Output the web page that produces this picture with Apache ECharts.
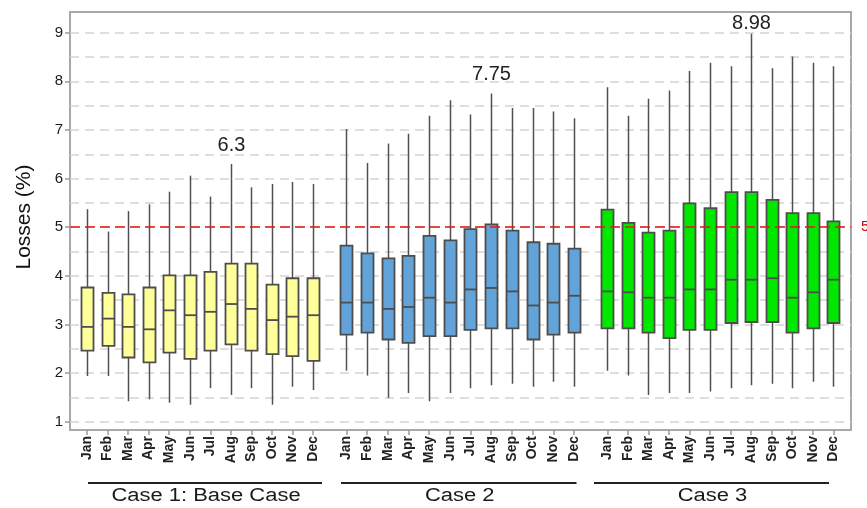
<!DOCTYPE html>
<html>
<head>
<meta charset="utf-8">
<title>Monthly losses by case</title>
<script src="https://cdn.jsdelivr.net/npm/echarts@6/dist/echarts.min.js"></script>
<style>
  html, body { margin: 0; padding: 0; background: #ffffff; }
  #chart { width: 867px; height: 508px; }
</style>
</head>
<body>
<div id="chart"></div>
<script>
// Month categories shared by the three cases
const months = ['Jan', 'Feb', 'Mar', 'Apr', 'May', 'Jun', 'Jul', 'Aug', 'Sep', 'Oct', 'Nov', 'Dec'];
const caseNames = ['Case 1: Base Case', 'Case 2', 'Case 3'];
const yTicks = [1, 2, 3, 4, 5, 6, 7, 8, 9];
const limitValue = 5;
const peakMonth = 'Aug';

// Case 1: Base Case (losses, %)
const case1Low = [1.94, 1.94, 1.42, 1.46, 1.39, 1.35, 1.69, 1.55, 1.69, 1.35, 1.72, 1.65];
const case1Q1 = [2.46, 2.56, 2.32, 2.22, 2.42, 2.29, 2.46, 2.59, 2.46, 2.39, 2.35, 2.25];
const case1Median = [2.95, 3.12, 2.95, 2.90, 3.29, 3.19, 3.26, 3.42, 3.32, 3.09, 3.16, 3.19];
const case1Q3 = [3.76, 3.65, 3.62, 3.76, 4.01, 4.01, 4.08, 4.25, 4.25, 3.82, 3.95, 3.95];
const case1High = [5.37, 4.91, 5.33, 5.47, 5.73, 6.06, 5.63, 6.3, 5.82, 5.89, 5.93, 5.89];

// Case 2
const case2Low = [2.05, 1.95, 1.49, 1.59, 1.42, 1.59, 1.69, 1.75, 1.78, 1.72, 1.82, 1.72];
const case2Q1 = [2.79, 2.83, 2.69, 2.62, 2.76, 2.76, 2.89, 2.92, 2.92, 2.69, 2.79, 2.83];
const case2Median = [3.45, 3.45, 3.32, 3.36, 3.55, 3.45, 3.72, 3.75, 3.68, 3.39, 3.45, 3.59];
const case2Q3 = [4.62, 4.46, 4.36, 4.41, 4.82, 4.73, 4.96, 5.06, 4.93, 4.69, 4.66, 4.56];
const case2High = [7.02, 6.32, 6.72, 6.92, 7.29, 7.61, 7.32, 7.75, 7.45, 7.45, 7.38, 7.24];

// Case 3
const case3Low = [2.05, 1.95, 1.55, 1.59, 1.59, 1.62, 1.69, 1.75, 1.78, 1.69, 1.82, 1.72];
const case3Q1 = [2.92, 2.92, 2.83, 2.72, 2.89, 2.89, 3.03, 3.05, 3.05, 2.83, 2.92, 3.03];
const case3Median = [3.68, 3.66, 3.55, 3.55, 3.72, 3.72, 3.92, 3.92, 3.95, 3.55, 3.66, 3.92];
const case3Q3 = [5.36, 5.09, 4.89, 4.93, 5.49, 5.39, 5.72, 5.72, 5.56, 5.29, 5.29, 5.12];
const case3High = [7.88, 7.29, 7.64, 7.81, 8.21, 8.38, 8.31, 8.98, 8.27, 8.51, 8.38, 8.31];

const cases = [
  { low: case1Low, q1: case1Q1, median: case1Median, q3: case1Q3, high: case1High },
  { low: case2Low, q1: case2Q1, median: case2Median, q3: case2Q3, high: case2High },
  { low: case3Low, q1: case3Q1, median: case3Median, q3: case3Q3, high: case3High }
];

// ---- styling / layout ----
const FONT = 'Liberation Sans, Arial, sans-serif';
const boxColors = ['#ffff99', '#62a4da', '#00e800'];
const edgeColor = '#4d4d4d';
const frame = { left: 70, top: 12, right: 851, bottom: 430 };
const axisTop = 32.7, axisBottom = 421.7;
// horizontal extent of each case's month band
const bands = [[76.7, 323.3], [336.0, 584.3], [597.0, 843.6]];
const bracketSpans = [[88, 322], [341, 576.5], [594, 829]];
const bracketY = 483, captionY = 496;
const boxHalf = 6;

const chart = echarts.init(document.getElementById('chart'), null, { renderer: 'canvas' });

const grids = [
  // outer frame
  { left: frame.left, top: frame.top, width: frame.right - frame.left, height: frame.bottom - frame.top,
    show: true, borderColor: '#a8a8a8', borderWidth: 2, backgroundColor: 'transparent' },
  // value scale with gridlines
  { left: frame.left, top: axisTop, width: frame.right - frame.left, height: axisBottom - axisTop }
];
bands.forEach(function (b) {
  grids.push({ left: b[0], top: axisTop, width: b[1] - b[0], height: axisBottom - axisTop });
});

const xAxes = [
  { gridIndex: 0, type: 'value', show: false, min: 0, max: 1 },
  { gridIndex: 1, type: 'value', show: false, min: 0, max: 1 }
];
const yAxes = [
  { gridIndex: 0, type: 'value', show: false, min: 0, max: 1 },
  {
    gridIndex: 1, type: 'value', min: yTicks[0], max: yTicks[yTicks.length - 1], interval: 1,
    axisLine: { show: false },
    axisTick: { show: true, length: 5, lineStyle: { color: '#9a9a9a', width: 1.5 } },
    axisLabel: { color: '#1a1a1a', fontSize: 15, fontFamily: FONT, margin: 7, padding: [0, 0, 7, 0] },
    splitLine: { show: true, lineStyle: { color: '#d4d4d4', type: [9, 6], width: 1.5 } },
    minorTick: { show: false, splitNumber: 2 },
    minorSplitLine: { show: true, lineStyle: { color: '#d4d4d4', type: [9, 6], width: 1.5 } }
  }
];

const series = [
  {
    type: 'line', xAxisIndex: 1, yAxisIndex: 1, data: [], silent: true,
    markLine: {
      symbol: 'none', silent: true,
      lineStyle: { color: '#e81515', type: [10, 5], width: 1.6 },
      label: { show: true, position: 'end', formatter: '{c}', color: '#cc0000', fontSize: 15, fontFamily: FONT, distance: 10 },
      data: [{ yAxis: limitValue }]
    }
  }
];

cases.forEach(function (c, k) {
  const gi = k + 2;
  xAxes.push({
    gridIndex: gi, type: 'category', data: months, boundaryGap: true, offset: frame.bottom - axisBottom,
    axisLine: { show: false },
    axisTick: { show: true, alignWithLabel: true, length: 5, lineStyle: { color: '#9a9a9a', width: 1.5 } },
    axisLabel: { rotate: 90, fontSize: 14, fontWeight: 'bold', color: '#222222', fontFamily: FONT, margin: 6, interval: 0 },
    splitLine: { show: false }
  });
  yAxes.push({ gridIndex: gi, type: 'value', show: false, min: yTicks[0], max: yTicks[yTicks.length - 1] });

  const rows = months.map(function (m, i) {
    return [i, c.low[i], c.q1[i], c.median[i], c.q3[i], c.high[i]];
  });
  const fill = boxColors[k];
  series.push({
    type: 'custom', name: caseNames[k], xAxisIndex: gi, yAxisIndex: gi,
    data: rows, encode: { x: 0, y: [1, 2, 3, 4, 5] },
    renderItem: function (params, api) {
      const idx = api.value(0);
      const lo = api.coord([idx, api.value(1)]);
      const q1 = api.coord([idx, api.value(2)]);
      const md = api.coord([idx, api.value(3)]);
      const q3 = api.coord([idx, api.value(4)]);
      const hi = api.coord([idx, api.value(5)]);
      const cx = Math.round(lo[0]) + 0.5;
      const children = [
        { type: 'line', shape: { x1: cx, y1: lo[1], x2: cx, y2: hi[1] },
          style: { stroke: '#505050', lineWidth: 1.5 } },
        { type: 'rect', shape: { x: cx - boxHalf, y: q3[1], width: boxHalf * 2, height: q1[1] - q3[1] },
          style: { fill: fill, stroke: edgeColor, lineWidth: 1.8 } },
        { type: 'line', shape: { x1: cx - boxHalf, y1: md[1], x2: cx + boxHalf, y2: md[1] },
          style: { stroke: edgeColor, lineWidth: 1.8 } }
      ];
      if (months[idx] === peakMonth) {
        children.push({
          type: 'text',
          style: {
            text: String(api.value(5)), x: cx, y: Math.max(hi[1] - 19, frame.top + 11),
            align: 'center', verticalAlign: 'middle',
            fontSize: 20, fontFamily: FONT, fill: '#222222'
          }
        });
      }
      return { type: 'group', children: children };
    }
  });
});

// axis title, case brackets and captions under the month labels
const graphics = [
  {
    type: 'text', x: 24, y: 217, rotation: Math.PI / 2,
    style: { text: 'Losses (%)', fontSize: 21, fontFamily: FONT, fill: '#111111', align: 'center', verticalAlign: 'middle' }
  }
];
bracketSpans.forEach(function (s, k) {
  graphics.push({
    type: 'line', shape: { x1: s[0], y1: bracketY, x2: s[1], y2: bracketY },
    style: { stroke: '#222222', lineWidth: 2 }
  });
  graphics.push({
    type: 'text', x: (s[0] + s[1]) / 2 + 1, y: captionY, scaleX: 1.22,
    style: { text: caseNames[k], fontSize: 18, fontFamily: FONT, fill: '#1a1a1a', align: 'center', verticalAlign: 'middle' }
  });
});

chart.setOption({
  animation: false,
  backgroundColor: '#ffffff',
  grid: grids,
  xAxis: xAxes,
  yAxis: yAxes,
  series: series,
  graphic: graphics
});
</script>
</body>
</html>
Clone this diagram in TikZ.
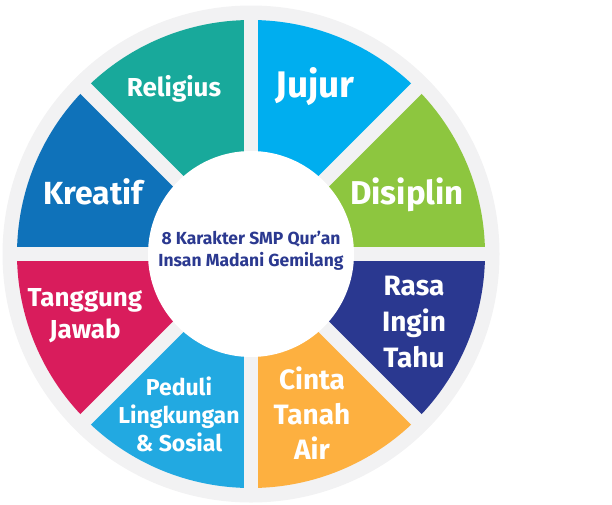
________________________
▶ Given problem:
Look through the records and gather every line containing "this".

▶ Final result:
Output the web page that produces this picture with Apache ECharts.
Clone this diagram in TikZ.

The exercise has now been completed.